Walter Andersen, a former South Asia Bureau intelligence official in the State Department, says the March trip by the Republican president could be compared as much as a landmark as the 2000 trip by then Democratic president Bill Clinton.
Anderson, now associate director of the South Asia Program at the Paul Nitze School of Advanced International Studies at Johns Hopkins University, considers the current relations between the two countries as an almost tectonic shift. But not so much because of the civilian nuclear deal of July 18, 2005.
"The most important message (of the July 18 agreement) was that the US saw India as a global power and wants to build on it," said Andersen.
And because of how long the visit is, a large entourage will probably accompany Bush, including not just top advisors and officials, but a retinue of Indian Americans and American CEOs, quite predictable since the CEO Forum was formed at the July 18 meeting between the leaders of the two democracies.
Like most presidential visits, this one is meant to set the stage and confirm a given. "The Clinton visit didn't have major deliverables but showed the administration was getting over the nuclear issue and setting the stage for change," argued Andersen.

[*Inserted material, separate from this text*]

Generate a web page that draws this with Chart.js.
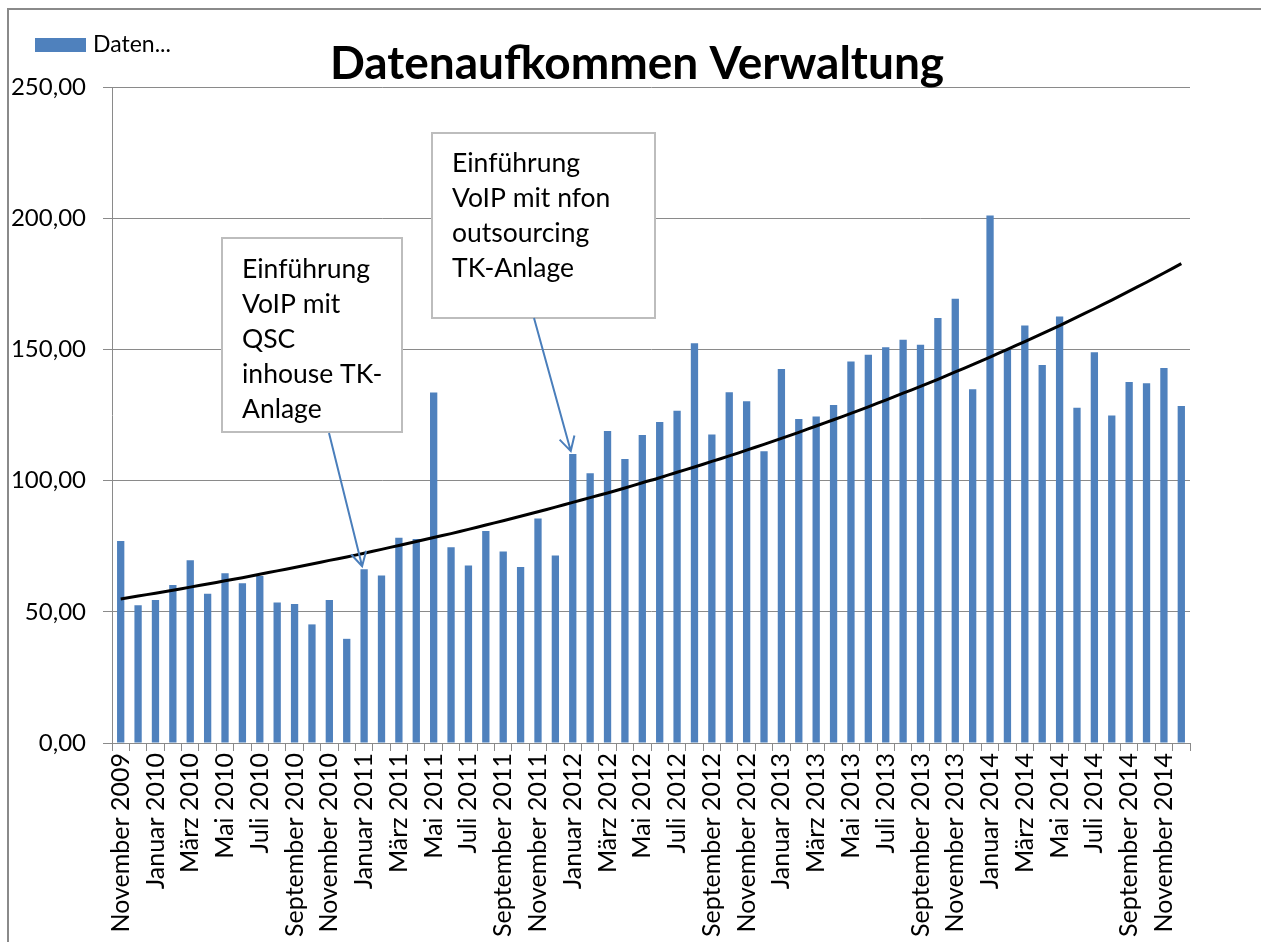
<!DOCTYPE html>
<html lang="de">
<head>
<meta charset="UTF-8">
<title>Datenaufkommen Verwaltung</title>
<style>
    body { margin: 0; background: #fff; }
    .wrap { width: 1261px; height: 942px; position: relative; }
</style>
</head>
<body>
<div class="wrap"><canvas id="chart"></canvas></div>

<script src="https://cdn.jsdelivr.net/npm/chart.js"></script>
<script>
    // Monate November 2009 bis Dezember 2014
    const monate = [
        'November 2009', 'Dezember 2009',
        'Januar 2010', 'Februar 2010', 'März 2010', 'April 2010', 'Mai 2010', 'Juni 2010',
        'Juli 2010', 'August 2010', 'September 2010', 'Oktober 2010', 'November 2010', 'Dezember 2010',
        'Januar 2011', 'Februar 2011', 'März 2011', 'April 2011', 'Mai 2011', 'Juni 2011',
        'Juli 2011', 'August 2011', 'September 2011', 'Oktober 2011', 'November 2011', 'Dezember 2011',
        'Januar 2012', 'Februar 2012', 'März 2012', 'April 2012', 'Mai 2012', 'Juni 2012',
        'Juli 2012', 'August 2012', 'September 2012', 'Oktober 2012', 'November 2012', 'Dezember 2012',
        'Januar 2013', 'Februar 2013', 'März 2013', 'April 2013', 'Mai 2013', 'Juni 2013',
        'Juli 2013', 'August 2013', 'September 2013', 'Oktober 2013', 'November 2013', 'Dezember 2013',
        'Januar 2014', 'Februar 2014', 'März 2014', 'April 2014', 'Mai 2014', 'Juni 2014',
        'Juli 2014', 'August 2014', 'September 2014', 'Oktober 2014', 'November 2014', 'Dezember 2014'
    ];

    const datenaufkommen = [
        77.0, 52.5, 54.5, 60.2, 69.6, 56.9, 64.7, 60.9, 63.6, 53.5,
        53.0, 45.2, 54.5, 39.7, 66.2, 63.8, 78.2, 77.7, 133.6, 74.6,
        67.6, 80.8, 73.0, 67.1, 85.6, 71.5, 110.1, 102.8, 118.9, 108.2,
        117.4, 122.3, 126.6, 152.3, 117.6, 133.7, 130.2, 111.2, 142.5, 123.5,
        124.4, 128.8, 145.4, 148.0, 150.8, 153.7, 151.8, 162.0, 169.3, 134.8,
        201.0, 150.0, 159.1, 144.1, 162.5, 127.8, 148.9, 124.8, 137.6, 137.1,
        142.9, 128.4
    ];

    // Trendlinie
    const trend = [
        54.9, 56.0, 57.1, 58.2, 59.4, 60.6, 61.8, 63.0, 64.3, 65.6,
        66.9, 68.2, 69.6, 70.9, 72.3, 73.8, 75.3, 76.8, 78.3, 79.8,
        81.4, 83.1, 84.7, 86.4, 88.1, 89.9, 91.7, 93.5, 95.3, 97.2,
        99.2, 101.1, 103.2, 105.2, 107.3, 109.4, 111.6, 113.8, 116.1, 118.4,
        120.8, 123.2, 125.6, 128.1, 130.7, 133.3, 135.9, 138.6, 141.4, 144.2,
        147.1, 150.0, 153.0, 156.0, 159.1, 162.3, 165.5, 168.8, 172.2, 175.6,
        179.1, 182.7
    ];

    const notizen = [
        { zeilen: ['Einführung', 'VoIP mit', 'QSC', 'inhouse TK-', 'Anlage'], monat: 14 },
        { zeilen: ['Einführung', 'VoIP mit nfon', 'outsourcing', 'TK-Anlage'], monat: 26 }
    ];

    const FONT = 'Lato, "Open Sans", sans-serif';
    const BLAU = '#4f81bd';
    const GRAU = '#8a8a8a';

    // Rahmen, Titel, Legende und Textfelder
    const extras = {
        id: 'extras',
        afterDraw(chart) {
            const ctx = chart.ctx;
            const x = chart.scales.x, y = chart.scales.y;
            ctx.save();

            ctx.strokeStyle = GRAU;
            ctx.lineWidth = 2;
            ctx.beginPath();
            ctx.moveTo(8, 942);
            ctx.lineTo(8, 9);
            ctx.lineTo(1261, 9);
            ctx.stroke();

            ctx.fillStyle = '#000';
            ctx.font = 'bold 46px ' + FONT;
            ctx.textAlign = 'center';
            ctx.textBaseline = 'alphabetic';
            ctx.fillText('Datenaufkommen Verwaltung', 637, 79);

            ctx.fillStyle = BLAU;
            ctx.fillRect(35, 38, 51, 14);
            ctx.fillStyle = '#000';
            ctx.font = '23px ' + FONT;
            ctx.textAlign = 'left';
            ctx.textBaseline = 'middle';
            ctx.fillText(chart.data.datasets[0].label, 93, 45);

            const boxen = [
                { rect: [222, 238, 180, 194], von: [329, 433], erste: 40 },
                { rect: [432, 133, 223, 185], von: [534, 318], erste: 39 }
            ];
            notizen.forEach((n, i) => {
                const b = boxen[i];
                const [bx, by, bw, bh] = b.rect;
                ctx.fillStyle = '#fff';
                ctx.fillRect(bx, by, bw, bh);
                ctx.strokeStyle = '#bdbdbd';
                ctx.lineWidth = 2;
                ctx.strokeRect(bx, by, bw, bh);
                ctx.fillStyle = '#000';
                ctx.font = '26.5px ' + FONT;
                ctx.textBaseline = 'alphabetic';
                n.zeilen.forEach((z, k) => ctx.fillText(z, bx + 20, by + b.erste + k * 35));

                // Pfeil zum Balken
                const tx = x.getPixelForValue(n.monat) - 2;
                const ty = y.getPixelForValue(datenaufkommen[n.monat]) - 3;
                const [fx, fy] = b.von;
                const ang = Math.atan2(ty - fy, tx - fx);
                ctx.strokeStyle = '#4a7ebb';
                ctx.lineWidth = 2;
                ctx.beginPath();
                ctx.moveTo(fx, fy);
                ctx.lineTo(tx, ty);
                ctx.moveTo(tx - 16 * Math.cos(ang - 0.5), ty - 16 * Math.sin(ang - 0.5));
                ctx.lineTo(tx, ty);
                ctx.lineTo(tx - 16 * Math.cos(ang + 0.5), ty - 16 * Math.sin(ang + 0.5));
                ctx.stroke();
            });
            ctx.restore();
        }
    };

    new Chart(document.getElementById('chart'), {
        data: {
            labels: monate,
            datasets: [{
                type: 'bar',
                label: 'Daten...',
                data: datenaufkommen,
                backgroundColor: BLAU,
                categoryPercentage: 1,
                barPercentage: 0.42,
                order: 1
            }, {
                type: 'line',
                label: 'Trend',
                data: trend,
                borderColor: '#000',
                borderWidth: 3,
                pointRadius: 0,
                tension: 0.3,
                fill: false,
                order: 0
            }]
        },
        options: {
            responsive: true,
            maintainAspectRatio: false,
            animation: false,
            layout: { padding: { top: 87, right: 71, left: 0, bottom: 0 } },
            plugins: {
                legend: { display: false },
                title: { display: false },
                tooltip: { enabled: false }
            },
            scales: {
                x: {
                    type: 'category',
                    offset: true,
                    grid: { offset: true, drawOnChartArea: false, drawTicks: true, tickLength: 8, color: GRAU },
                    border: { color: GRAU },
                    ticks: {
                        autoSkip: false,
                        maxRotation: 90,
                        minRotation: 90,
                        padding: 2,
                        color: '#000',
                        font: { family: FONT, size: 25 },
                        callback: function (v, i) { return i % 2 === 0 ? this.getLabelForValue(v) : ''; }
                    },
                    afterFit: s => { s.height = 199; }
                },
                y: {
                    min: 0,
                    max: 250,
                    grid: { color: GRAU, tickLength: 9 },
                    border: { color: GRAU },
                    ticks: {
                        stepSize: 50,
                        padding: 17,
                        color: '#000',
                        font: { family: FONT, size: 24 },
                        callback: v => v.toFixed(2).replace('.', ',')
                    },
                    afterFit: s => { s.width = 112; }
                }
            }
        },
        plugins: [extras]
    });
</script>
</body>
</html>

"This visit (by Bush) is again to signify something - to confirm that the US is going to give a lot more attention to India."
The visit has not yet evoked much excitement in the American press. Except for some comments from top American officials dogged by the Indian media about the trip, very little is heard about it.
"There's more hoopla in India. But presidential visits normally don't generate a lot of hoopla," said Andersen. But he said the press play might build up closer to the visit.
That means little because most times Americans do not hear much about presidential trips, especially if there is a scandal brewing in Washington.
Then the country receiving the US president doesn't stand a chance. American journalists following in the entourage will ask much more about scandals brewing back home than about what might be happening in the country the president is visiting. Unless it is China or Russia.
Now that India has entered the exalted area of "strategic" partnership, it might get more attention during the visit.
Luckily, there's a "sexy" aspect to Bush's trip, and it is sexy because there's a significant lobby here that doesn't like the civilian nuclear cooperation part of the July 2005 agreement Bush and Manmohan Singh signed in Washington.
So journalists will flog that question, both from the Indian side and from the American side. They might be trumped if India comes up with an actual list separating its civilian and military nuclear facilities.
The other newsy part that will make the papers here, even if it irks some Indians, is the Pakistan leg of Bush's visit.
The "frontline" state, the "closest ally" in the war on terror, may be the butt of criticism in the US media but it draws unrelenting praise from the administration, not a little helped by President Pervez Musharraf who thinks any publicity is good publicity even if it is negative.